I served it on plain rice with some wonderful sliced avocado on top. It was surprisingly good. The creamy stew balanced the bright spice of the jerk seasoning and the avocado was the perfect accent. I also liked the clean flavor of the plain rice – you could definitely use a slice of plain French bread, just don’t pick a really flavor packed starch – the burger has enough going on. Big flavors, rich sauce, what’s not to love? If I weren’t allergic, I would recommend pairing this one with a pale ale, but since I am allergic, I pared it with a shiraz and leaned into the spice and strong flavors – it worked!
½ teaspoon ground nutmeg
1 teaspoon ground allspice
¼ teaspoon ground cayenne
½ teaspoon dried thyme
½ teaspoon kosher salt
1 scallion roughly chopped
1 clove garlic peeled and cut in half
½ jalapeno seeded and roughly chopped
½ teaspoon ground black pepper
1 Tablespoon peanut oil
1 pound ground pork (you can substitute chicken)
2 cups cooked white rice
Oil Down (recipe below)
Ripe avocado sliced
Place first 10 ingredients in a food processor (nutmeg-peanut oil) and pulse until it forms a paste. Mix paste with the ground pork until well combined.

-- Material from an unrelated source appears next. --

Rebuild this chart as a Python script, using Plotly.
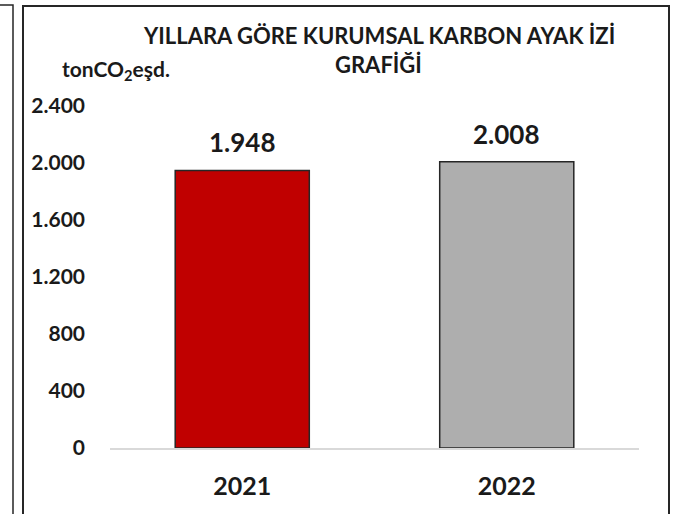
import plotly.graph_objects as go

years = ["2021", "2022"]
values = [1948, 2008]
bar_colors = ["#C00000", "#AEAEAE"]
y_ticks = [0, 400, 800, 1200, 1600, 2000, 2400]
title_line1 = "YILLARA GÖRE KURUMSAL KARBON AYAK İZİ"
title_line2 = "GRAFİĞİ"
unit_label = "tonCO<sub>2</sub>eşd."

FONT = "Lato"
W, H = 677, 514
L, R, T, B = 110, 38, 106, 66
pw = W - L - R
ph = H - T - B

def px_x(x):
    return (x - L) / pw

def px_y(y):
    return (H - B - y) / ph

fig = go.Figure()
fig.add_trace(go.Bar(
    x=years, y=values,
    marker=dict(color=bar_colors, line=dict(color="#262626", width=1.5)),
    hoverinfo="skip",
))

# value labels above bars (category index positions)
for i, yv in enumerate(values):
    fig.add_annotation(
        x=i, y=yv, xref="x", yref="y",
        text=f"{yv:,}".replace(",", "."),
        showarrow=False, yanchor="bottom", yshift=10,
        font=dict(family=FONT, size=26, color="#1a1a1a", weight="bold"),
    )

fig.add_annotation(x=px_x(379), y=px_y(35), xref="paper", yref="paper",
                   text=title_line1, showarrow=False, xanchor="center", yanchor="middle",
                   font=dict(family=FONT, size=22, color="#1a1a1a", weight="bold"))
fig.add_annotation(x=px_x(378), y=px_y(64), xref="paper", yref="paper",
                   text=title_line2, showarrow=False, xanchor="center", yanchor="middle",
                   font=dict(family=FONT, size=22, color="#1a1a1a", weight="bold"))
fig.add_annotation(x=px_x(60), y=px_y(70), xref="paper", yref="paper",
                   text=unit_label, showarrow=False, xanchor="left", yanchor="middle",
                   font=dict(family=FONT, size=21, color="#1a1a1a", weight="bold"))

# chart frame
fig.add_shape(type="rect", xref="paper", yref="paper",
              x0=px_x(23), x1=px_x(669), y0=px_y(530), y1=px_y(6),
              line=dict(color="#262626", width=2), layer="above")
# neighbouring frame on the left
fig.add_shape(type="rect", xref="paper", yref="paper",
              x0=px_x(-50), x1=px_x(13), y0=px_y(530), y1=px_y(5),
              line=dict(color="#262626", width=1.5), layer="above")

fig.update_layout(
    width=W, height=H,
    margin=dict(l=L, r=R, t=T, b=B, autoexpand=False),
    paper_bgcolor="white", plot_bgcolor="white",
    showlegend=False,
    separators=",.",
    bargap=0.493,
    font=dict(family=FONT, color="#1a1a1a"),
    xaxis=dict(
        type="category", range=[-0.5, 1.5],
        showline=True, linecolor="#D9D9D9", linewidth=2,
        showgrid=False, ticks="", fixedrange=True,
        tickfont=dict(family=FONT, size=25, color="#1a1a1a", weight="bold"),
        ticklabelstandoff=15,
    ),
    yaxis=dict(
        range=[0, 2400], tickvals=y_ticks, tickformat=",d",
        showgrid=False, zeroline=False, showline=False, ticks="",
        tickfont=dict(family=FONT, size=21, color="#1a1a1a", weight="bold"),
        ticklabelstandoff=24, fixedrange=True,
    ),
)

fig.write_html("out.html", config={"displayModeBar": False},
               post_script="document.body.style.margin='0';document.body.style.overflow='hidden';")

Cook the pork patties in a hot frying pan until cooked through.
To serve, place ½ cup of cooked rice on each plate then put the cooked patties on top. Add a scoop or two of oil down and some avocado slices and serve hot.
12 ounces salt pork rinsed to remove some of the excess salt
4 cups water
1 Italian eggplant peeled and cut into ½ inch slices
2 yukon gold potatoes peeled, cut in half then slice ¼ inch thick
½ cups acorn squash peeled and cubed
1 stalk of celery chopped
1 shallot chopped
½ jalapeno seeded and chopped
1 sprig of thyme
½ teaspoon minced ginger
pinch of saffron crushed
1 can coconut milk
2½ cups baby spinach
There’s a lot of prep for the vegetables and a long cook time (almost 3 hours), but otherwise the dish is easy to make – just do your prep ahead of time and don’t let it intimidate you. Cut the salt pork into 3 pieces. Bring the water to a boil in a large Dutch oven and add the salt pork. Cook for 15 minutes. In the meantime, salt both sides of the cut eggplant and let sit for 15 minutes. Wipe the excess salt off of the eggplant then add all of the remaining ingredients (including the eggplant) except for the spinach to the pot.
Bring to a simmer and cook covered for 1 hour then remove the cover and cook for another 1½ hours. Add the spinach and cook just until the spinach is wilted.
Serve this hot (it’s also good just served over rice, you will have extra).